In, “The Post-Tragedy ‘Opportunity-bubble’ and the Prospect of Citizen Engagement,” Fathali Moghaddam and James Breckenridge examine the opportunities that exist for leaders to mobilize the public immediately following a tragic event. “Although great crisis will inevitably invite consideration of many alternatives, leadership must pay special attention to opportunities to engage the public as capable partners in their country’s response to the crisis — calling upon them as citizens with civic duties, as well as rights.”
Future generations of Americans will inevitably view 9/11 as a historical event and time period much like the bombing of Pearl Harbor and the Vietnam War era. However, 9/11 brought about significant changes to the country and American’s daily lives.

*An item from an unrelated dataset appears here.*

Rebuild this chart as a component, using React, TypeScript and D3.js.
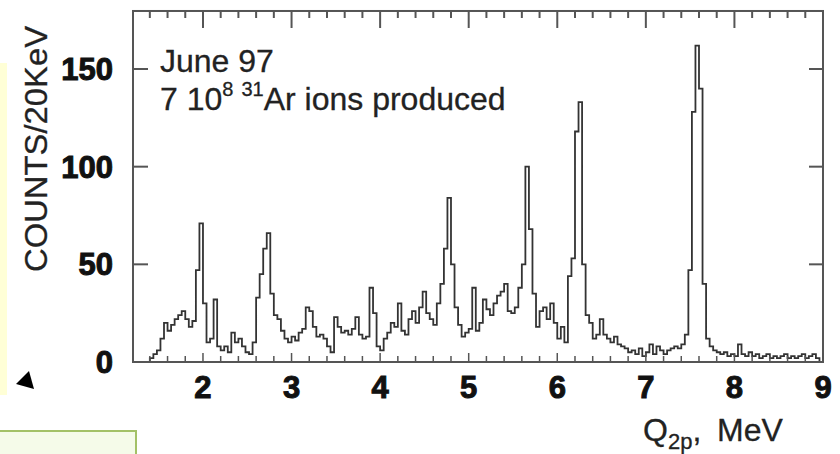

These changes are the subject of James Wirtz’s essay, “The Last Days of Summer.” “Instead of remaining an ‘extraordinary’ activity,” Wirtz suggests, “homeland security in the United States is becoming part of everyday life because it is slowly but surely improving the ability of federal, state, local and tribal agencies to prevent and respond more quickly and effectively to all sorts of threats and incidents.”
Homeland security is still a work in progress and we as a nation are still working through many important issues that touch on who we are as a nation. One of the true benefits of homeland security is that America gains strength through the process of debating answers, solutions and options. The essays in this special issue provide perspective on the ongoing national homeland security dialogue.